-- Begin --

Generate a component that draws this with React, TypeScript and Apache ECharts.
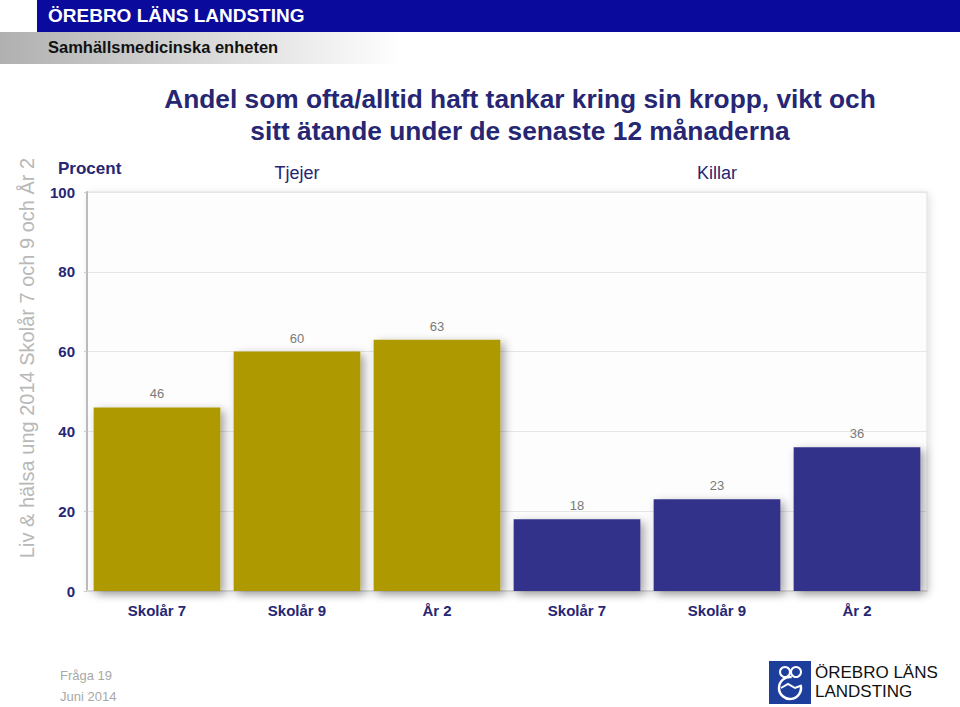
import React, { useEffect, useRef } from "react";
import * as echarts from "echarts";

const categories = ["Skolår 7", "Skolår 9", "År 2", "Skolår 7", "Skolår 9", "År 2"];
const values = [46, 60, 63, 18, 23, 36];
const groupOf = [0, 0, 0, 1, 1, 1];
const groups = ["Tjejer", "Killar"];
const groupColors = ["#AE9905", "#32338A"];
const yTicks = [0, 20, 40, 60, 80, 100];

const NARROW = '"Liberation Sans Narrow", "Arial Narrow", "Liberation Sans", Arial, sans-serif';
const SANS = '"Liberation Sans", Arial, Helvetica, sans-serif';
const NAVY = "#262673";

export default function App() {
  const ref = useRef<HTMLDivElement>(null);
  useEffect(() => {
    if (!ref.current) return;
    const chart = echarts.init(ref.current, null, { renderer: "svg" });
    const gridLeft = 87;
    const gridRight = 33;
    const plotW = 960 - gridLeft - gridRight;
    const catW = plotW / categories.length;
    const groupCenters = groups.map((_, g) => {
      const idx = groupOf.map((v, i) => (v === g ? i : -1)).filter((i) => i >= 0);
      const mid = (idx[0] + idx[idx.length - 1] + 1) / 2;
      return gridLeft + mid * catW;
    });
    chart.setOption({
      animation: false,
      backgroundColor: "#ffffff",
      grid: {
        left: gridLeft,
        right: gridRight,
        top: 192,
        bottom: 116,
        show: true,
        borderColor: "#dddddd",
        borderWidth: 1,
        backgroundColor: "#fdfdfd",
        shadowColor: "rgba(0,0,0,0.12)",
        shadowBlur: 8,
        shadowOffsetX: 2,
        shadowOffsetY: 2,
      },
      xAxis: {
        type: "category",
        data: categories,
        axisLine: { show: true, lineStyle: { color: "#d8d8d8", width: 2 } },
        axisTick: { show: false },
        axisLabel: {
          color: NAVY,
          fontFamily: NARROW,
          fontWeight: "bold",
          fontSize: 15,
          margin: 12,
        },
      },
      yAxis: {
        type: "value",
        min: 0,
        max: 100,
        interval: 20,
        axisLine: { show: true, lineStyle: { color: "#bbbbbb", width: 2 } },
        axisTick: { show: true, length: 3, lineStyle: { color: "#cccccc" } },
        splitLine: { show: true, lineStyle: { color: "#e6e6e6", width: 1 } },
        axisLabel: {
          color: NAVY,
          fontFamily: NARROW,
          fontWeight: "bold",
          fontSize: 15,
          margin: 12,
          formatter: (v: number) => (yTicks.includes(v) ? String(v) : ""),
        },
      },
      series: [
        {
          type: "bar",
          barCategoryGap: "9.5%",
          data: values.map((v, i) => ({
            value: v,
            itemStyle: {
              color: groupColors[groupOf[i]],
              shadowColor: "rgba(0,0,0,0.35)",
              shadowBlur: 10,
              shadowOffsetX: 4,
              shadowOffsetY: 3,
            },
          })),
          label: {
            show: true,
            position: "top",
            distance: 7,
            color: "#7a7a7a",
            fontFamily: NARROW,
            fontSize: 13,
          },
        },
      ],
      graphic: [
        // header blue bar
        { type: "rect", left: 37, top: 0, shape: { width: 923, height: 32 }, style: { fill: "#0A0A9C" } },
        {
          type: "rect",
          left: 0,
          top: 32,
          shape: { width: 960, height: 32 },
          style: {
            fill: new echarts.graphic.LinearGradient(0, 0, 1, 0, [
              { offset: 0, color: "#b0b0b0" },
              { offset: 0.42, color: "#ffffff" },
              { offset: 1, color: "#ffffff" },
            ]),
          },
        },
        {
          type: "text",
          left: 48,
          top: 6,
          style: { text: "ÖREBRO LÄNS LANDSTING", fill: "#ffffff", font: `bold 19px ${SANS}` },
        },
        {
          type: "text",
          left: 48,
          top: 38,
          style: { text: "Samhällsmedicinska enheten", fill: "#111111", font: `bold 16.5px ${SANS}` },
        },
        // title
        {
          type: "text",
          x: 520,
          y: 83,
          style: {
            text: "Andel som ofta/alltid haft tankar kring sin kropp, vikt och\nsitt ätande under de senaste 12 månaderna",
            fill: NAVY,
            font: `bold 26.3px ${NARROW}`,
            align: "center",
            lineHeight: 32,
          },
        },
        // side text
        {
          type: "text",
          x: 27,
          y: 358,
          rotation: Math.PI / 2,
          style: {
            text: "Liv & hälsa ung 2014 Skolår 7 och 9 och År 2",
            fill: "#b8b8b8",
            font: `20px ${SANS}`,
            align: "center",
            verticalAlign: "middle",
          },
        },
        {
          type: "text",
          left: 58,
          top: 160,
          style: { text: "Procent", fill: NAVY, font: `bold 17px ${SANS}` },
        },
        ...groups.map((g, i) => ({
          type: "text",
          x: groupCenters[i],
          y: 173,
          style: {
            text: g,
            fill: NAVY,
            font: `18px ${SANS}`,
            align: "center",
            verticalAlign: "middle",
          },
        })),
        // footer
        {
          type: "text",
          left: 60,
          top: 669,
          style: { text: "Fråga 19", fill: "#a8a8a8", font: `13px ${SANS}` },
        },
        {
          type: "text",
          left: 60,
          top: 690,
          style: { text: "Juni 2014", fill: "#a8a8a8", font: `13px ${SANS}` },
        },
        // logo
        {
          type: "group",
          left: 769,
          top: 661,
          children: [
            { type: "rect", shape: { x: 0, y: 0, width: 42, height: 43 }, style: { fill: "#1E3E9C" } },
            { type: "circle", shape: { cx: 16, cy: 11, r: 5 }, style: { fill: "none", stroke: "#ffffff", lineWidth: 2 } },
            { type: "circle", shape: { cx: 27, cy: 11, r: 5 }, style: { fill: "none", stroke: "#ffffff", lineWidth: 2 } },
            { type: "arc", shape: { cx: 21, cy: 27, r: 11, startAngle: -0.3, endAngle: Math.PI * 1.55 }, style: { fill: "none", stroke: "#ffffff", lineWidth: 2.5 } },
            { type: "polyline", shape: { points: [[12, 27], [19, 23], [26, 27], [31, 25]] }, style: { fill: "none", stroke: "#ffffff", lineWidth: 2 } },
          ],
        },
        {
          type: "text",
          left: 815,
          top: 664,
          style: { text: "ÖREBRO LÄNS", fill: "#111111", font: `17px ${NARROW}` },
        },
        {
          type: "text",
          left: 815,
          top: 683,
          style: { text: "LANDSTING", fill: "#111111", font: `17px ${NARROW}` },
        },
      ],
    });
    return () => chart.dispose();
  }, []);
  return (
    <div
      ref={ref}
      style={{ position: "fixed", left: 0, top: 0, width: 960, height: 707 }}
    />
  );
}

-- End --

> [Given problem]: Starting at the first line of the material, output exactly the lines up to and including the one with "const yTicks = [0, 20, 40, 60, 80, 100];". Do not include the pictures.

> [Reply]:
Generate a component that draws this with React, TypeScript and Apache ECharts.
import React, { useEffect, useRef } from "react";
import * as echarts from "echarts";

const categories = ["Skolår 7", "Skolår 9", "År 2", "Skolår 7", "Skolår 9", "År 2"];
const values = [46, 60, 63, 18, 23, 36];
const groupOf = [0, 0, 0, 1, 1, 1];
const groups = ["Tjejer", "Killar"];
const groupColors = ["#AE9905", "#32338A"];
const yTicks = [0, 20, 40, 60, 80, 100];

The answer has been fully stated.